Eine Jahresrückschau
zum 15./17. März
Es ist heute wieder der Tag, wo auch vorigen Jahres du ein Wort von Mir erhieltest in Bezug auf den Jahrestag, wo du zum ersten Mal Meine Stimme vernahmst, und eben da dieses Jahr voll von Gnaden für euch morgen abgelaufen ist, so willst du wieder ein anderes Wort, ein Wort der Gnade und Liebe für dich und die Deinen, damit ihr Stärkung und Labung erhalten mögt für alle Ereignisse, welche euch im künftigen Jahr begegnen könnten.
Ja, Meine Kinder, es ist wieder ein Jahr verflossen, in welchem Ich zu euch viel gesprochen habe, ihr aber davon wenig verstanden und noch weniger in eurem Wirken recht aufgefasst und ausgeübt habt. Ihr habt alle noch die dreifache Decke Moses vor euren Augen hängen, noch immer ist die Neugierde und das Haschen nach neuen Gnadenworten von Mir größer als der Drang, auch im strengsten Sinn das ausführen zu wollen, was oft nur in einem einzigen Wort schon liegt.
Wie viele einzelne Worte habe Ich euch schon erklärt, deren geistige Bedeutung aufgedeckt, euch mittelst dieser Erklärungen in die Tiefen Meiner Schöpfung, in die Tiefe Meiner Weisheit und in die Tiefe Meiner Liebe und Gnade schauen lassen, und was ist und war stets das Endresultat? Fleißig Meine Worte abschreiben, sie zu den anderen empfangenen zu legen, und dort in Ruhe liegen lassen! Seht, das ist das Schicksal Meiner Gnadenblumen aus dem Geisterreich, welche ihr empfangt, und die euch mit ihrem Wohlgeruch zu Mir erheben sollten; stattdessen macht ihr es wie die Botaniker oder Kräutersammler, welche die Pflanzen als Spezies eifrig sammeln, sie dann zwischen Fließpapier fleißig trocknen um sie gut aufzubewahren, ohne sich nur im mindesten zu bekümmern, wie viele tausend Wunder schon in einem einzigen Blatt, in einem einzigen Blümchen liegen.
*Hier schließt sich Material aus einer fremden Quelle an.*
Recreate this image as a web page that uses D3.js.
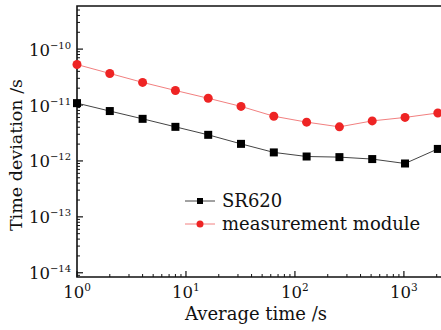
<!DOCTYPE html>
<html>
<head>
<meta charset="utf-8">
<script src="https://cdn.jsdelivr.net/npm/d3@7"></script>
<style>
  body { margin: 0; background: #fff; }
  text { font-family: "DejaVu Serif", serif; fill: #111; }
</style>
</head>
<body>
<svg id="chart" width="441" height="330"></svg>
<script>
// averaging times (s)
const tau = [1, 2, 4, 8, 16, 32, 64, 128, 256, 512, 1024, 2048];
// time deviation (s)
const sr620 = [1.08e-11, 7.8e-12, 5.66e-12, 4.07e-12, 2.93e-12, 2.02e-12, 1.42e-12, 1.2e-12, 1.17e-12, 1.08e-12, 9.0e-13, 1.64e-12];
const module_ = [5.3e-11, 3.67e-11, 2.54e-11, 1.82e-11, 1.32e-11, 9.45e-12, 6.3e-12, 4.94e-12, 4.07e-12, 5.2e-12, 6.0e-12, 7.2e-12];
const xTickExp = [0, 1, 2, 3];
const yTickExp = [-14, -13, -12, -11, -10];

const svg = d3.select('#chart');

// SCALES
const x = d3.scaleLog().domain([1, 2190]).range([77, 441]);
const y = d3.scaleLog().domain([8.4e-15, 5.9e-10]).range([277, 6]);

const pLeft = 77, pRight = 441, pTop = 6, pBottom = 277;

// minor ticks
const xMinor = [];
for (let e = 0; e <= 3; e++) for (let m = 2; m <= 9; m++) if (m * 10 ** e < 2190) xMinor.push(m * 10 ** e);
const yMinor = [];
for (let e = -15; e <= -10; e++) for (let m = 2; m <= 9; m++) {
  const v = m * 10 ** e;
  if (v > 8.4e-15 && v < 5.9e-10) yMinor.push(v);
}

const g = svg.append('g');

// x ticks (inward)
g.selectAll('.xmin').data(xMinor).enter().append('line')
  .attr('x1', d => x(d)).attr('x2', d => x(d))
  .attr('y1', pBottom).attr('y2', pBottom - 3)
  .attr('stroke', '#111').attr('stroke-width', 1);
g.selectAll('.xmaj').data(xTickExp).enter().append('line')
  .attr('x1', d => x(10 ** d)).attr('x2', d => x(10 ** d))
  .attr('y1', pBottom).attr('y2', pBottom - 6)
  .attr('stroke', '#111').attr('stroke-width', 1.2);

// y ticks (inward)
g.selectAll('.ymin').data(yMinor).enter().append('line')
  .attr('y1', d => y(d)).attr('y2', d => y(d))
  .attr('x1', pLeft).attr('x2', pLeft + 3)
  .attr('stroke', '#111').attr('stroke-width', 1);
g.selectAll('.ymaj').data(yTickExp).enter().append('line')
  .attr('y1', d => y(10 ** d)).attr('y2', d => y(10 ** d))
  .attr('x1', pLeft).attr('x2', pLeft + 6)
  .attr('stroke', '#111').attr('stroke-width', 1.2);

// frame
g.append('path')
  .attr('d', `M${pRight},${pTop}H${pLeft}V${pBottom}H${pRight}`)
  .attr('fill', 'none').attr('stroke', '#111').attr('stroke-width', 1.6);

// tick labels
const xl = g.selectAll('.xl').data(xTickExp).enter().append('text')
  .attr('x', d => x(10 ** d)).attr('y', 298)
  .attr('text-anchor', 'middle').attr('font-size', 16.5);
xl.append('tspan').text('10');
xl.append('tspan').attr('dy', -7).attr('font-size', 10.5).text(d => d);

const yl = g.selectAll('.yl').data(yTickExp).enter().append('text')
  .attr('x', 71).attr('y', d => y(10 ** d) + 6.5)
  .attr('text-anchor', 'end').attr('font-size', 16.5);
yl.append('tspan').text('10');
yl.append('tspan').attr('dy', -7).attr('font-size', 10).text(d => '\u2212' + (-d));

// axis titles
svg.append('text').attr('x', 256).attr('y', 320)
  .attr('text-anchor', 'middle').attr('font-size', 18).text('Average time /s');
svg.append('text')
  .attr('transform', 'translate(22,155) rotate(-90)')
  .attr('text-anchor', 'middle').attr('font-size', 17.5).text('Time deviation /s');

// LINES
const line = d3.line().x(d => x(d[0])).y(d => y(d[1]));
const sData = tau.map((t, i) => [t, sr620[i]]);
const mData = tau.map((t, i) => [t, module_[i]]);

svg.append('path').datum(mData).attr('d', line)
  .attr('fill', 'none').attr('stroke', '#f28080').attr('stroke-width', 1);
svg.append('path').datum(sData).attr('d', line)
  .attr('fill', 'none').attr('stroke', '#444').attr('stroke-width', 1);

svg.selectAll('.sq').data(sData).enter().append('rect')
  .attr('x', d => x(d[0]) - 4).attr('y', d => y(d[1]) - 4)
  .attr('width', 8).attr('height', 8).attr('fill', '#000');
svg.selectAll('.ci').data(mData).enter().append('circle')
  .attr('cx', d => x(d[0])).attr('cy', d => y(d[1])).attr('r', 4.5)
  .attr('fill', '#ee2424');

// LEGEND
const lg = svg.append('g');
lg.append('line').attr('x1', 185).attr('x2', 215).attr('y1', 201).attr('y2', 201)
  .attr('stroke', '#444').attr('stroke-width', 1);
lg.append('rect').attr('x', 197).attr('y', 198).attr('width', 6).attr('height', 6).attr('fill', '#000');
lg.append('text').attr('x', 222).attr('y', 207).attr('font-size', 18).text('SR620');
lg.append('line').attr('x1', 185).attr('x2', 215).attr('y1', 224).attr('y2', 224)
  .attr('stroke', '#f28080').attr('stroke-width', 1);
lg.append('circle').attr('cx', 200).attr('cy', 224).attr('r', 3.5).attr('fill', '#ee2424');
lg.append('text').attr('x', 222).attr('y', 230).attr('font-size', 18).text('measurement module');
</script>
</body>
</html>
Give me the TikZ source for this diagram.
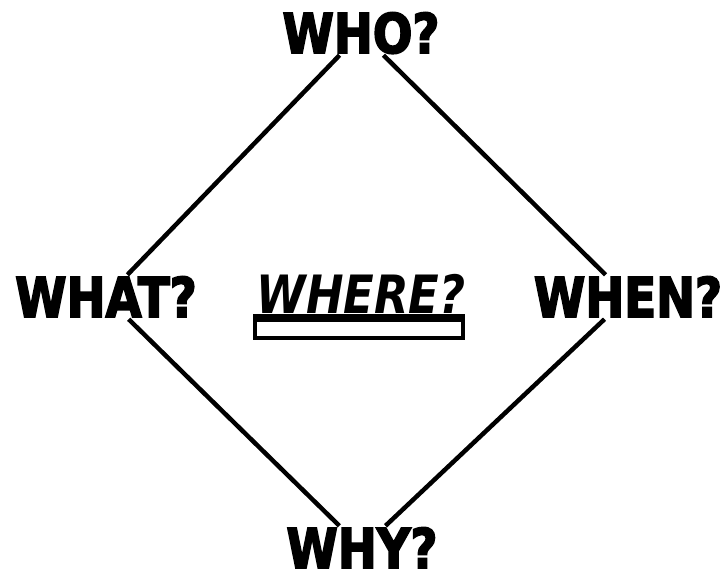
\documentclass[tikz,border=0pt]{standalone}
\usepackage{fontspec}
\setmainfont{DejaVu Sans}
\newfontfamily\comicfont{DejaVu Sans}[FakeStretch=0.85, BoldFeatures={FakeBold=3}]
\usetikzlibrary{positioning}
\tikzset{qword/.style={font=\comicfont\bfseries\fontsize{55}{55}\selectfont,
    inner sep=2bp, text height=40bp, text depth=0bp, anchor=base},
    link/.style={draw, line width=4.5bp}}

\begin{document}
\begin{tikzpicture}[x=1bp, y=-1bp]
    \useasboundingbox (0,0) rectangle (722,577);

    % Question words
    \node[qword] (who)   at (361,53)  {WHO?};
    \node[qword] (what)  at (106,317) {WHAT?};
    \node[qword, font=\comicfont\bfseries\itshape\fontsize{53}{53}\selectfont]
                 (where) at (361,313) {WHERE?};
    \node[qword] (when)  at (628,317) {WHEN?};
    \node[qword] (why)   at (362,568) {WHY?};

    % Underline and empty box under WHERE?
    \draw[line width=4bp] (255,320) rectangle (463,338);
    \fill (253,314) rectangle (465,321);

    % Diamond
    \draw[link] (who)  -- (what);
    \draw[link] (who)  -- (when);
    \draw[link] (what) -- (why);
    \draw[link] (when) -- (why);
\end{tikzpicture}
\end{document}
Es handelt sich bei ihnen nur, um ihre Sammlungen zu vermehren, so wie bei euch, wenn ihr nur Diktate und Worte von Mir habt, so seid ihr schon zufrieden; wie es aber mit der Ausführung auch nur eines Worts geht, da greife ein Jeder in seine eigenen Brust und hole sich dort die Antwort heraus. Glück für ihn, wenn sie nach ernster Forschung genügend ausfällt.
Der Jahrestag Meines Gnadenworts lässt in euch den Wunsch aufsteigen: Werden wir doch wohl wieder vom Vater etwas in dieser Beziehung bekommen? Und Ich sage euch: Ja, ihr sollt ein Wort von Mir erhalten, aber ein Wort, das euch etwas aus dem Bequemlichkeitsschlaf aufrütteln soll, damit ihr bedenken mögt, was es heißen will: Ich, der Schöpfer und Herr der Welt, habe Mich herabgelassen, euch Selbst zu führen und zu leiten, während tausend andere den Weg allein gehen müssen.
Wenn ihr dieses in seinem tiefsten Sinn erwägen möchtet, so würden euch die Haare zu Berg stehen, wie ihr sagt, ob der Nachlässigkeit und Gleichgültigkeit, mit welcher ihr Mein Himmelsbrot behandelt.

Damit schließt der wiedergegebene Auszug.